ALTER is implemented as an AJAX-enabled web application programmed in the J2SE 1.5 Java language. The ZK development framework (http://www.zkoss.org) was used to construct the user interface and to give support to JavaCC for parsing input MSA. JavaCC is a parser and a lexical analyzer generator, that is, it reads a formal description of a language (grammar) and generates code to parse instances of it. It can be see as the Java counterpart of the Lex/Flex and Yacc/Bison tools. Using JavaCC it is possible to (i) isolate the specific sequence format description in independent grammar files and (ii) generate precise error messages during parsing (9).
ALTER also implements a REST-based programming interface.
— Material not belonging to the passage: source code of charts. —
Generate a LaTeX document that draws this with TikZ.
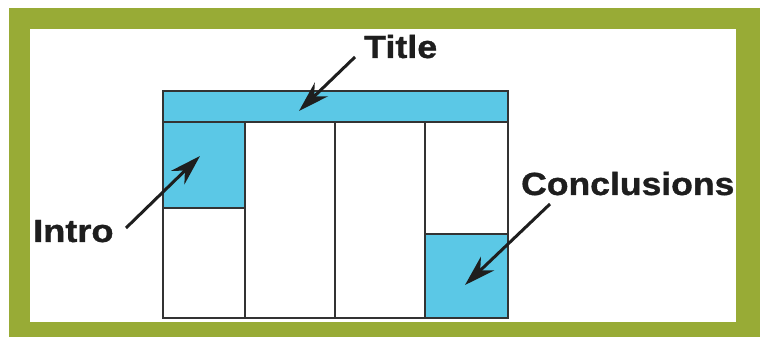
\documentclass[tikz,border=0pt]{standalone}
\usepackage{fontspec}
\setmainfont{Liberation Sans}
\newfontfamily\heavyfont{Liberation Sans Bold}[FakeBold=1]
\usetikzlibrary{arrows.meta}
\definecolor{olive}{HTML}{98AB36}
\definecolor{cellblue}{HTML}{5BC8E6}
\definecolor{edge}{HTML}{333333}
\definecolor{ink}{HTML}{1E1E1E}
\tikzset{
  cell/.style={draw=edge, line width=2pt},
  lbl/.style={inner sep=0pt, anchor=base west, text=ink, font=\fontsize{32}{38}\heavyfont},
  pointer/.style={draw=ink, line width=3pt, -{Stealth[length=31pt, width=19pt, inset=10pt]}}
}
\begin{document}
\begin{tikzpicture}[x=1pt,y=1pt]
\useasboundingbox (0,0) rectangle (760,337);
% frame
\fill[olive] (9,0) rectangle (760,329);
\fill[white] (30,15) rectangle (736,308);
% blue cells
\fill[cellblue] (163,215) rectangle (508,246);
\fill[cellblue] (163,129) rectangle (245,215);
\fill[cellblue] (425,19) rectangle (508,103);
% grid
\draw[cell] (163,19) rectangle (508,246);
\draw[cell] (163,215) -- (508,215);
\draw[cell] (245,19) -- (245,215);
\draw[cell] (335,19) -- (335,215);
\draw[cell] (425,19) -- (425,215);
\draw[cell] (163,129) -- (245,129);
\draw[cell] (425,103) -- (508,103);
% labels
\node[lbl] (title) at (364,279) {\scalebox{1.12}[1]{Title}};
\node[lbl] (intro) at (33,95) {\scalebox{1.13}[1]{Intro}};
\node[lbl] (concl) at (521,142) {\scalebox{1.11}[1]{Conclusions}};
% arrow ends
\coordinate (titleS) at (355,280);
\coordinate (titleT) at (299,226);
\coordinate (introS) at (126,109);
\coordinate (introT) at (200,181);
\coordinate (conclS) at (550,133);
\coordinate (conclT) at (465,52);
\draw[pointer] (titleS) -- (titleT);
\draw[pointer] (introS) -- (introT);
\draw[pointer] (conclS) -- (conclT);
\end{tikzpicture}
\end{document}
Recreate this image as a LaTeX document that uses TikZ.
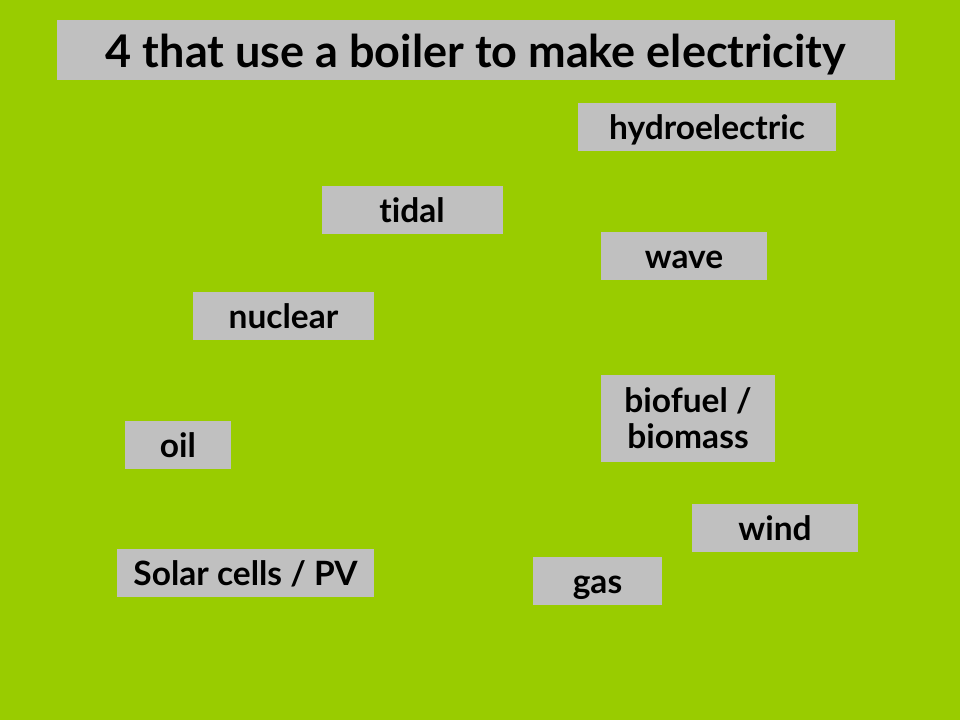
\documentclass[tikz,border=0pt]{standalone}
\usepackage{fontspec}
\setmainfont{Lato}[Ligatures={NoCommon,NoRare}]
\usepackage{tikz}
\usetikzlibrary{positioning}

\definecolor{slidegreen}{RGB}{153,204,0}
\definecolor{cardgray}{RGB}{192,192,192}

\begin{document}
\begin{tikzpicture}[x=1pt,y=-1pt,
		card/.style={fill=cardgray, inner sep=0pt, minimum height=48pt, align=center, text=black,
			text height=24pt, text depth=0pt, font=\fontsize{33.5}{36}\selectfont\bfseries},
		heading/.style={card, minimum height=60pt, text height=35pt, font=\fontsize{45}{50}\selectfont\bfseries}]

	\fill[slidegreen] (0,0) rectangle (960,720);

	\node[heading, minimum width=838pt] (title) at (476,50) {4 that use a boiler to make electricity};

	\node[card, minimum width=258pt] (hydro) at (707,127) {hydroelectric};
	\node[card, minimum width=181pt] (tidal) at (412,210) {tidal};
	\node[card, minimum width=166pt] (wave) at (684,256) {wave};
	\node[card, minimum width=181pt] (nuclear) at (283.5,316) {nuclear};
	\node[card, minimum width=174pt, minimum height=87pt, text height={}, text depth={}] (bio) at (688,418.5) {biofuel /\\ biomass};
	\node[card, minimum width=106pt] (oil) at (178,445) {oil};
	\node[card, minimum width=166pt] (wind) at (775,528) {wind};
	\node[card, minimum width=257pt] (solar) at (245.5,573) {Solar cells / PV};
	\node[card, minimum width=129pt] (gas) at (597.5,581) {gas};
\end{tikzpicture}
\end{document}
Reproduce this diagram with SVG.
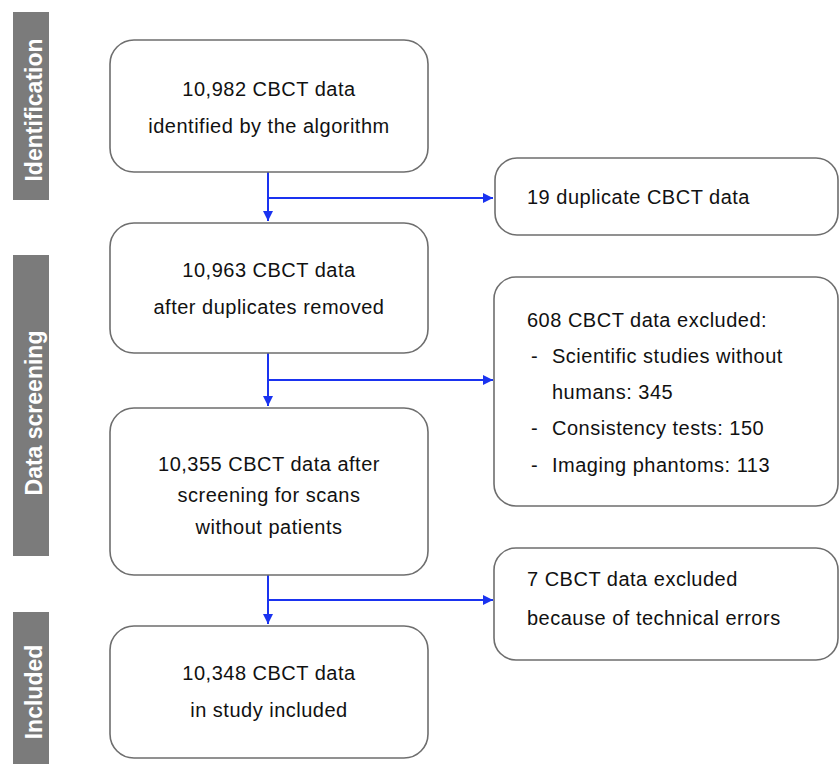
<svg xmlns="http://www.w3.org/2000/svg" width="840" height="764" viewBox="0 0 840 764">
<style>
.bar{fill:#7b7b7b}
.lab{font-family:"Liberation Sans",Arial,sans-serif;font-weight:bold;font-size:23px;fill:#ffffff;text-anchor:middle}
.box{fill:#ffffff;stroke:#6e6e6e;stroke-width:1.6}
.t{font-family:"Liberation Sans",Arial,sans-serif;font-size:20px;letter-spacing:0.5px;fill:#111111}
.c{text-anchor:middle}
.con{fill:none;stroke:#1a33f0;stroke-width:2}
</style>
<defs>
<marker id="ah" viewBox="0 0 10 10" refX="10" refY="5" markerWidth="5" markerHeight="5" orient="auto" markerUnits="strokeWidth">
<path d="M0,0 L10,5 L0,10 z" fill="#1a33f0"/>
</marker>
</defs>
<rect width="840" height="764" fill="#ffffff"/>
<g id="phase-identification">
<rect class="bar" x="13" y="12" width="36" height="188"/>
<text class="lab" transform="translate(42,110) rotate(-90)">Identification</text>
</g>
<g id="phase-screening">
<rect class="bar" x="13" y="255" width="36" height="301"/>
<text class="lab" transform="translate(42,413) rotate(-90)">Data screening</text>
</g>
<g id="phase-included">
<rect class="bar" x="13" y="612" width="36" height="152"/>
<text class="lab" transform="translate(42,692) rotate(-90)">Included</text>
</g>
<g id="connectors">
<path class="con" d="M268,172 V221" marker-end="url(#ah)"/>
<path class="con" d="M268,198 H493" marker-end="url(#ah)"/>
<path class="con" d="M268,353 V406" marker-end="url(#ah)"/>
<path class="con" d="M268,380 H493" marker-end="url(#ah)"/>
<path class="con" d="M268,575 V624" marker-end="url(#ah)"/>
<path class="con" d="M268,600 H493" marker-end="url(#ah)"/>
</g>
<g id="n1">
<rect class="box" x="110" y="40" width="318" height="132" rx="24"/>
<text class="t c" x="269" y="96">10,982 CBCT data</text>
<text class="t c" x="269" y="133">identified by the algorithm</text>
</g>
<g id="n2">
<rect class="box" x="110" y="223" width="318" height="130" rx="24"/>
<text class="t c" x="269" y="277">10,963 CBCT data</text>
<text class="t c" x="269" y="314">after duplicates removed</text>
</g>
<g id="n3">
<rect class="box" x="110" y="408" width="318" height="167" rx="24"/>
<text class="t c" x="269" y="471">10,355 CBCT data after</text>
<text class="t c" x="269" y="502">screening for scans</text>
<text class="t c" x="269" y="534">without patients</text>
</g>
<g id="n4">
<rect class="box" x="110" y="626" width="318" height="132" rx="24"/>
<text class="t c" x="269" y="680">10,348 CBCT data</text>
<text class="t c" x="269" y="717">in study included</text>
</g>
<g id="e1">
<rect class="box" x="495" y="158" width="343" height="77" rx="22"/>
<text class="t" x="527" y="204">19 duplicate CBCT data</text>
</g>
<g id="e2">
<rect class="box" x="494" y="277" width="344" height="229" rx="22"/>
<text class="t" x="527" y="327">608 CBCT data excluded:</text>
<text class="t" x="531" y="363">-</text>
<text class="t" x="552" y="363">Scientific studies without</text>
<text class="t" x="552" y="399">humans: 345</text>
<text class="t" x="531" y="435">-</text>
<text class="t" x="552" y="435">Consistency tests: 150</text>
<text class="t" x="531" y="472">-</text>
<text class="t" x="552" y="472">Imaging phantoms: 113</text>
</g>
<g id="e3">
<rect class="box" x="494" y="548" width="344" height="112" rx="22"/>
<text class="t" x="527" y="586">7 CBCT data excluded</text>
<text class="t" x="527" y="625">because of technical errors</text>
</g>
</svg>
Like any RESTful web service, operations are performed via web queries with a well-defined URL structure. Currently, the server gives access to the main sequence conversion functionality as well as to a set of reflective functions intended to get updated information about the supported programs and formats. This server module was implemented following the JAX-RS 1.0 (Java API for RESTful Web Services) by using the implementation found in the Apache CXF library.
Current MSA conversion tools understandably focus on the translation among ‘canonical’ formats, but in many instances are not of much help for users, which are interested in working with particular programs that use idiosyncratic format variations. In order to alleviate this drawback, we introduce a web server called ALTER for the program-oriented—rather than format-oriented—conversion between different DNA and protein MSA formats. In addition, ALTER is able to ‘collapse’ sequences to haplotypes—unique sequences—indicating which sequence corresponds to which haplotype. Eliminating this redundancy can be very helpful, for example, to speed up phylogenetic analyses.
European Research Council (ERC-2007-Stg 203161-PHYGENOM to D.P.); Spanish Ministry of Science and Education (BFU2009-08611 to D.P.); Xunta de Galicia (PGIDIT07PXIB310202PR to D.P.); INBIOMED initiative, Angeles Alvariño fellowship (to D.G-P.); University of Vigo (09VIB10 to F.F-.R.). Funding for open access charge: European Research Council (ERC-2007-Stg 203161-PHYGENOM to D.P.).
Conflict of interest statement. None declared.
The authors want to thank all the beta testers, especially those from the Bioinformatics and Molecular Evolution group at the University of Vigo.